Records:
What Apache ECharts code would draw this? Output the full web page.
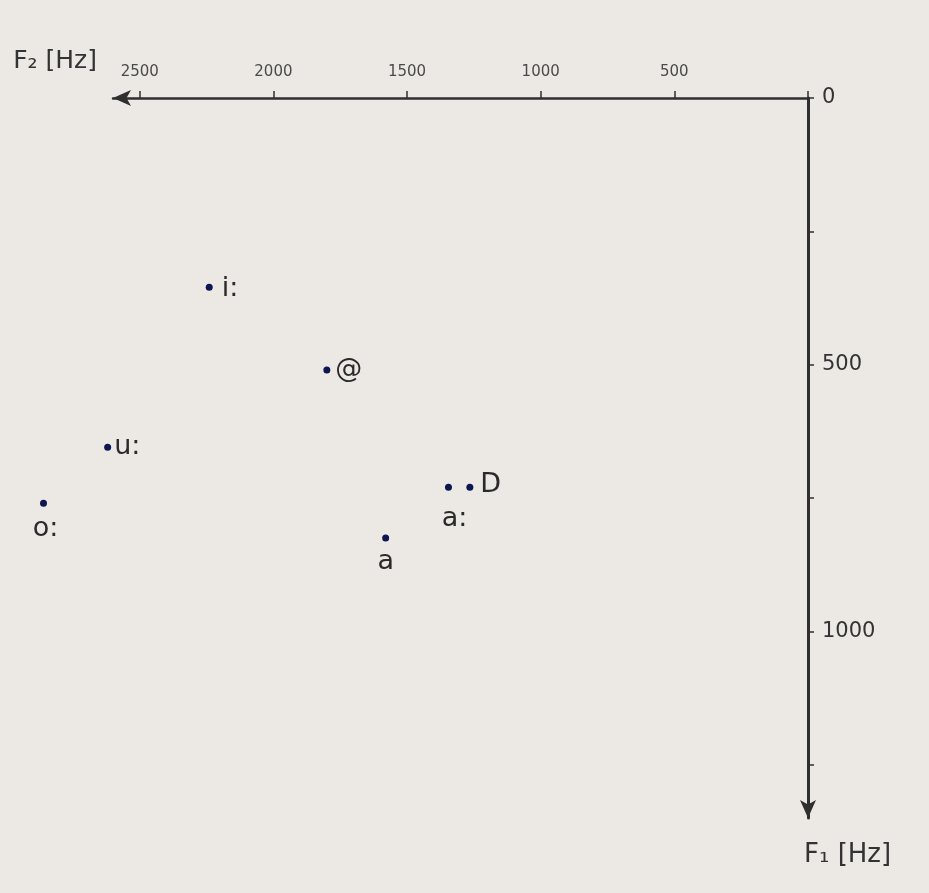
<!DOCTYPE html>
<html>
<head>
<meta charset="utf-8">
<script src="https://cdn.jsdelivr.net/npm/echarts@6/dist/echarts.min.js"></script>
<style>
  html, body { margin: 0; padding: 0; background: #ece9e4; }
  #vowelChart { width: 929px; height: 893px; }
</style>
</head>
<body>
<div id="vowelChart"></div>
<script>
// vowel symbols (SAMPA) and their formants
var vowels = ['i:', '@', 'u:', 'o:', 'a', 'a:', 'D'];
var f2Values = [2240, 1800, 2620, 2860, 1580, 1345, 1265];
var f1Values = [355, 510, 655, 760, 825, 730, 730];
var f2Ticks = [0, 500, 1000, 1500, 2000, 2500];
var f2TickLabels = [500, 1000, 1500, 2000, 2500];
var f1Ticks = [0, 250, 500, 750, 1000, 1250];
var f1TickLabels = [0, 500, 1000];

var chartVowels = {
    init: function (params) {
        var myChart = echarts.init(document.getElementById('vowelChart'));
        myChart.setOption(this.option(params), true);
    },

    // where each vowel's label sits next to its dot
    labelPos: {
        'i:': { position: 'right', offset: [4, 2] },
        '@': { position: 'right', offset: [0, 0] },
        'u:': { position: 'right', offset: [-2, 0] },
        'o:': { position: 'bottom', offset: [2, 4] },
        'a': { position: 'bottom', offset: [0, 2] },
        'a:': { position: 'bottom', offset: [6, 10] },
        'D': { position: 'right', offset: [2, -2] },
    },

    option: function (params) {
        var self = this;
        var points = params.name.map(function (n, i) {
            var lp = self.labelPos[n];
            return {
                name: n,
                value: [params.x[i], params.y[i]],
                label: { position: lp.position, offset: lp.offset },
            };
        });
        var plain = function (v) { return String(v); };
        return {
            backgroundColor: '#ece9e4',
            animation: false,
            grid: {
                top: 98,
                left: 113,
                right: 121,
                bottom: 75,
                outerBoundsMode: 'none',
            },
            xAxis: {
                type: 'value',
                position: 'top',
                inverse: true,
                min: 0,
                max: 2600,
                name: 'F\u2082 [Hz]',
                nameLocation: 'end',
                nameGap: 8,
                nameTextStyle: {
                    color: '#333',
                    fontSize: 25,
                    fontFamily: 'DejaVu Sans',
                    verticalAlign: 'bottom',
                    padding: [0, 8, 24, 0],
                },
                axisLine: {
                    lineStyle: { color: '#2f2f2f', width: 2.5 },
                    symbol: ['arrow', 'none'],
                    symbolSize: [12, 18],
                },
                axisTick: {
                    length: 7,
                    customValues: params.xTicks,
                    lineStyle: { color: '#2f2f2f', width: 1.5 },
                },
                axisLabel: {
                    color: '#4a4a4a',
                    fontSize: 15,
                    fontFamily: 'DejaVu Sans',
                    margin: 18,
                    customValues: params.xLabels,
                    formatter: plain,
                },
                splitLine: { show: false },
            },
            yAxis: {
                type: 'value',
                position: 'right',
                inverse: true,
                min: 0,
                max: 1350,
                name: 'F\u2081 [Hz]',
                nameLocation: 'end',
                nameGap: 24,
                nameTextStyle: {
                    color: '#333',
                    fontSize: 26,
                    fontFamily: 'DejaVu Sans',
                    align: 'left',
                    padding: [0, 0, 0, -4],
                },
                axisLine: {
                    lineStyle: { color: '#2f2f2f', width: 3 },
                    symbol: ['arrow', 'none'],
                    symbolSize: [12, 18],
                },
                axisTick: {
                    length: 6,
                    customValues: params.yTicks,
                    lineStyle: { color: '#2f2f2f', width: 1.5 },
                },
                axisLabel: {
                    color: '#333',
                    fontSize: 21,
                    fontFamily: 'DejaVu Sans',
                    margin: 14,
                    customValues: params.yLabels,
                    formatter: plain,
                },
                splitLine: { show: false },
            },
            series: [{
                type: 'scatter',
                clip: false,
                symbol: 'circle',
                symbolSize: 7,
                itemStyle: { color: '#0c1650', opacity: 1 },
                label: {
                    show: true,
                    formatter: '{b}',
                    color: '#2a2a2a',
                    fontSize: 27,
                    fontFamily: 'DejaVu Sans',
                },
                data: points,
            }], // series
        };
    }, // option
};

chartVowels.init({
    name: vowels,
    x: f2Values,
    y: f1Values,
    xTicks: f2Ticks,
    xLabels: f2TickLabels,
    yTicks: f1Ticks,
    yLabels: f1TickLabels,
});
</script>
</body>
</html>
==
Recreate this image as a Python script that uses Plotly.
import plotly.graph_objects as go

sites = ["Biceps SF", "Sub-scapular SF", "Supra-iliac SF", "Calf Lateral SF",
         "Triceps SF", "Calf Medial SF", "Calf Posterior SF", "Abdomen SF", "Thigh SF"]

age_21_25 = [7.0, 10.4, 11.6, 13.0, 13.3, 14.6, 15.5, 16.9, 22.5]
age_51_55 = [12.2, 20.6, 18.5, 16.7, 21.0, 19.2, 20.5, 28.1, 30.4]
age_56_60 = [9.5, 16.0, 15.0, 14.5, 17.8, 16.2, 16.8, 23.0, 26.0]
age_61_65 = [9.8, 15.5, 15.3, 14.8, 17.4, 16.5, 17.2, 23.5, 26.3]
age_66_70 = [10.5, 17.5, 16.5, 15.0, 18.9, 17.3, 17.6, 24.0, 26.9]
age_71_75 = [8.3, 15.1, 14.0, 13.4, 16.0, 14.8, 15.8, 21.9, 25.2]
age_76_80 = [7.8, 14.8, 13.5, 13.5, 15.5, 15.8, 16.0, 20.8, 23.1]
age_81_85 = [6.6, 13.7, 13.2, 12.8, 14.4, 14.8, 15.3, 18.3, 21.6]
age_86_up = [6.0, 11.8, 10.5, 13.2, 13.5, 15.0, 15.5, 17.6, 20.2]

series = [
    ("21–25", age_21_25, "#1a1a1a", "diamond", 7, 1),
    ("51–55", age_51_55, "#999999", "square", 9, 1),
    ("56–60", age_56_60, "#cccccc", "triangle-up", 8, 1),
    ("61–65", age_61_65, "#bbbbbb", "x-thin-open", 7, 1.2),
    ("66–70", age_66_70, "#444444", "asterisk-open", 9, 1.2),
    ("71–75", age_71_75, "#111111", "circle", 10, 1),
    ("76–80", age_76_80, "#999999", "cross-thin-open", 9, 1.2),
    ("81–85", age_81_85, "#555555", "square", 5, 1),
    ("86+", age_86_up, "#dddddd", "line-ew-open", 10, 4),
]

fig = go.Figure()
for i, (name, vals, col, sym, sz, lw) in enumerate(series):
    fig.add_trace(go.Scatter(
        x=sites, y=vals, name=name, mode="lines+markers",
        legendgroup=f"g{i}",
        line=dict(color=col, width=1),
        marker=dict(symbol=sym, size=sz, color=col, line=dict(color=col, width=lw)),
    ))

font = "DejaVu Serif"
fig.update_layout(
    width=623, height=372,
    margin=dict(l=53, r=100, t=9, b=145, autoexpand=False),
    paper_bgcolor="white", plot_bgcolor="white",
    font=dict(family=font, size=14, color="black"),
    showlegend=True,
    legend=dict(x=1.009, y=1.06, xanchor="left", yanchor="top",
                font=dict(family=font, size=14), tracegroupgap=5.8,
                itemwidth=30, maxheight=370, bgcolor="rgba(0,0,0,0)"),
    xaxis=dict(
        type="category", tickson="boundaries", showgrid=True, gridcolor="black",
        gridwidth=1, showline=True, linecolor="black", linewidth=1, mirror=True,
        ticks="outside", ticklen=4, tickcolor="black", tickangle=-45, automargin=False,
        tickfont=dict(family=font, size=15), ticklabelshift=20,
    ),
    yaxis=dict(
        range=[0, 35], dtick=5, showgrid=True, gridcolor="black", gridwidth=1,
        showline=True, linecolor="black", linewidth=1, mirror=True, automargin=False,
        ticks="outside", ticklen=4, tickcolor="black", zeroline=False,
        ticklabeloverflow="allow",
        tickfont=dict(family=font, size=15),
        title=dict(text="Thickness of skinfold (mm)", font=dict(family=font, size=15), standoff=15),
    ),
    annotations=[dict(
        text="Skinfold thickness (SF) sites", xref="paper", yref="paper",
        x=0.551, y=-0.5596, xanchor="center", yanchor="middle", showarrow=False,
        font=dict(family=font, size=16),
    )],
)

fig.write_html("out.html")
...
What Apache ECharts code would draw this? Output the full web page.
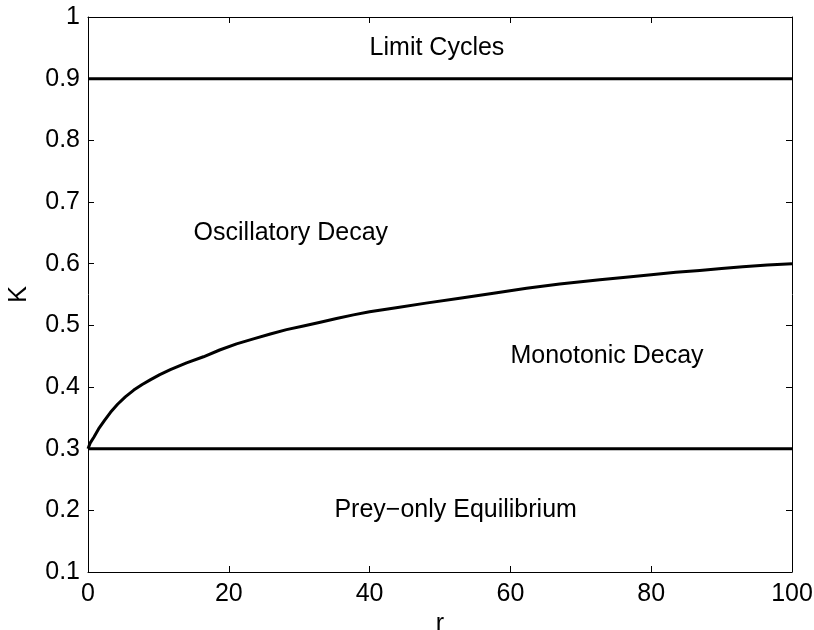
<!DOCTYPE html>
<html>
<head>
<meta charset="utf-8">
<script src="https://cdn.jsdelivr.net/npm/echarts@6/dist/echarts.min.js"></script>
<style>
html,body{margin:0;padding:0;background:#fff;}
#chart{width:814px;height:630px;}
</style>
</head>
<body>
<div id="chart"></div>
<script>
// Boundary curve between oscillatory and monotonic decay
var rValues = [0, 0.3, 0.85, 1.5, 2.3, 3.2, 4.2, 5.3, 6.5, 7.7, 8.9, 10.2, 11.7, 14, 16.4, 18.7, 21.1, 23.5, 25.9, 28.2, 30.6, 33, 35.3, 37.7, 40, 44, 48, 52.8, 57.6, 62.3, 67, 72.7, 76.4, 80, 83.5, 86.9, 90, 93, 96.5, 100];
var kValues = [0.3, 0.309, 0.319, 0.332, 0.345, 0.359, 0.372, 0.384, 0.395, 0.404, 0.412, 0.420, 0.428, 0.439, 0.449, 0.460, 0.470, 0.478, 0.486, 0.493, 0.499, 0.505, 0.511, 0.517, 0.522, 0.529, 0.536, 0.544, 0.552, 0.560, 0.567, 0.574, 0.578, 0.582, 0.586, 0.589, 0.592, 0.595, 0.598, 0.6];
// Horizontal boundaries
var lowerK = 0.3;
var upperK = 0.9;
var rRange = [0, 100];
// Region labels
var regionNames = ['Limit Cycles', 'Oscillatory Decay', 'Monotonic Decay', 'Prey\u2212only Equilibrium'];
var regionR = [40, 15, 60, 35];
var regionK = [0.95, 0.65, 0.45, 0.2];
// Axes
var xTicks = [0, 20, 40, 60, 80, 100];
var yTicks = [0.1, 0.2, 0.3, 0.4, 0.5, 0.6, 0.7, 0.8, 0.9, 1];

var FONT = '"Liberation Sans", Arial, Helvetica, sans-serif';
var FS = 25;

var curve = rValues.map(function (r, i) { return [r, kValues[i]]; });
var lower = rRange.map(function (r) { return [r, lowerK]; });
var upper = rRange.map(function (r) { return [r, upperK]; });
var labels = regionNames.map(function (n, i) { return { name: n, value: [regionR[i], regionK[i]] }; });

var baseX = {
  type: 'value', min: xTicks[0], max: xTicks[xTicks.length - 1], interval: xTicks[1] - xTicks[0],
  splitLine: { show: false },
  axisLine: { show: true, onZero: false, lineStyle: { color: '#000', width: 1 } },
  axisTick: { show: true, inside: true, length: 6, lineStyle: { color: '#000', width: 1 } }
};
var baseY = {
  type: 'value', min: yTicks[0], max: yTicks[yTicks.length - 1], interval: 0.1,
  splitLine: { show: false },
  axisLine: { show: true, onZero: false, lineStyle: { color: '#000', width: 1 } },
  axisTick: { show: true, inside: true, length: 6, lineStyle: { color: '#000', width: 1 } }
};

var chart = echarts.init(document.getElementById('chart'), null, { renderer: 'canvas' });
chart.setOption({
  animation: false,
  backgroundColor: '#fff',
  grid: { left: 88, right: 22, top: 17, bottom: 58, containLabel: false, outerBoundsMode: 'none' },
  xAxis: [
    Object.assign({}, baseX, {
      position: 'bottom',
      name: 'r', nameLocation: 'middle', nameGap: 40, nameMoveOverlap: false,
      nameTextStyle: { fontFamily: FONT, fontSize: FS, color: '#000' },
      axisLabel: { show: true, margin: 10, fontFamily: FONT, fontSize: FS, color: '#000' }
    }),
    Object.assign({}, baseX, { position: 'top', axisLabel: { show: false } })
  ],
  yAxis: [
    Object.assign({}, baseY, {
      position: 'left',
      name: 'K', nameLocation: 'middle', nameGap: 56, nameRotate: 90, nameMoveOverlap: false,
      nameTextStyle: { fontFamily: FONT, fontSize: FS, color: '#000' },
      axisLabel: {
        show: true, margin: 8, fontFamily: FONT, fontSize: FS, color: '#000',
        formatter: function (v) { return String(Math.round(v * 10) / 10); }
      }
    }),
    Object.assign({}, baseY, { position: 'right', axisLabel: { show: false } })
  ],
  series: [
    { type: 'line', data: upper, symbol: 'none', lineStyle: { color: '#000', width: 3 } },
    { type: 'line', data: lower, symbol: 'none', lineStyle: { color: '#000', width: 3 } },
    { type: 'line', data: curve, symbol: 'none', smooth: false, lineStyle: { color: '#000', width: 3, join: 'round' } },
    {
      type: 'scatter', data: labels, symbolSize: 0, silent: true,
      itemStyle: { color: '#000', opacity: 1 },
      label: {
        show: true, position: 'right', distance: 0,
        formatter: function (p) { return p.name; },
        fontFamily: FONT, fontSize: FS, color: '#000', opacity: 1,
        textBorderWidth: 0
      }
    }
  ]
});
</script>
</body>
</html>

Task directions: From the data above, gather every line that includes the word "this".

Exercise answer:
What Apache ECharts code would draw this? Output the full web page.
        myChart.setOption(this.option(params), true);
        var self = this;
Recreate this image as a Python script that uses Plotly.
What Apache ECharts code would draw this? Output the full web page.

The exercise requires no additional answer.